4) “Tea + Digital Experience”: When Brands Become Cultural Clubs
A fast-growing segment blends specialty tea with experience: tea bars, workshops, origin tours, tasting kits, and memberships. What’s new is the digitization of these experiences—booking systems, loyalty points, educational content, communities, livestreams, and cross-border sales. Done right, tea becomes an entry ticket into a lifestyle, not just a beverage.
This model suits specialty tea particularly well, as tea is inherently ritualistic. Technology does not replace culture—it helps culture scale and travel across borders.
5) Capital Flows into Tea Startups: Money Follows Brand, Channel, and Scalability—Not Tea Leaves
Globally, major investments cluster into three groups:
(i) D2C brands with cross-border reach. VAHDAM exemplifies the “from origin to global consumer” story, raising a USD 24 million Series D led by IIFL AMC (Inc42 Media).
(ii) Convenient or new-format tea (RTD, drops, etc.). Tea Drops raised USD 5 million Series A to scale e-commerce and retail distribution (FoodDive).
(iii) Modernized tea beverage chains with strong operations and digitalization. Chagee’s US IPO raised approximately USD 411 million, valuing the company at over USD 6 billion—a signal that capital still rewards “tea + chain + brand + operational efficiency” (Financial Times).
KisStartup’s key message: investors do not “love tea” emotionally. They love scalability. Capital follows models with clear customer bases and repeat purchases, strong channels, or superior operational efficiency.
6) Large Tea Startup Fundraising: Read the Growth Narrative, Not Just the Numbers
Each funding case is effectively an essay on growth drivers:
- VAHDAM convinced investors through a global D2C narrative and brand-controlled value chain (Series D: USD 24M).

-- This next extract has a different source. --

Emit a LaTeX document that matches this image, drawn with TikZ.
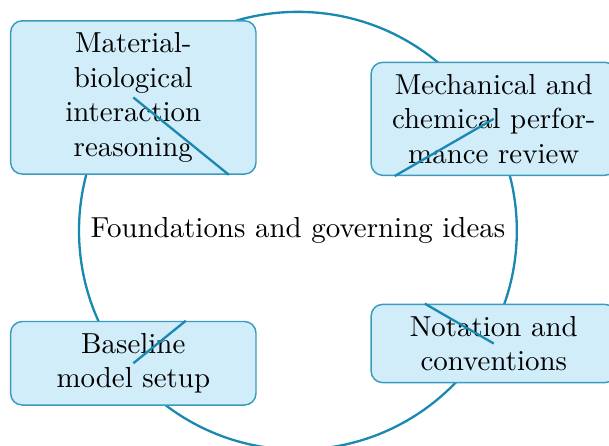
\documentclass[tikz,border=0pt]{standalone}
\usepackage{tikz}
\definecolor{ringblue}{RGB}{26,137,176}
\definecolor{boxfill}{RGB}{209,237,249}

\begin{document}
\begin{tikzpicture}[
	topic/.style={draw=ringblue!85,fill=boxfill,rounded corners=4pt,line width=0.5pt,
		text width=2.77cm,align=center,inner xsep=3pt,inner ysep=4pt},
	link/.style={draw=ringblue,line width=0.8pt}]
	\useasboundingbox (-3.62,-2.614) rectangle (3.78,2.804);
	\draw[link] (0,0) circle (2.66);
	%
	\node (hub) at (0,0) {Foundations and governing ideas};
	\node[topic] (mat) at (-2.00,1.62) {Material-biological interaction reasoning};
	\node[topic] (mech) at (2.38,1.36) {Mechanical and chemical performance review};
	\node[topic] (base) at (-2.00,-1.61) {Baseline model setup};
	\node[topic] (nota) at (2.38,-1.37) {Notation and conventions};
	%
	\draw[link] (mat.center) -- (mat.-39);
	\draw[link] (mech.center) -- (mech.210);
	\draw[link] (base.center) -- (base.39);
	\draw[link] (nota.center) -- (nota.150);
\end{tikzpicture}
\end{document}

- Tea Drops leveraged convenience and scalable formats (Series A: USD 5M).
- Chagee demonstrated how “tea + modern experience + chain + capital markets” can command massive valuations.
For Vietnamese specialty tea, KisStartup advises studying these cases not to copy them, but to understand what mechanisms the market rewards: brand power, product format, or system-level operations.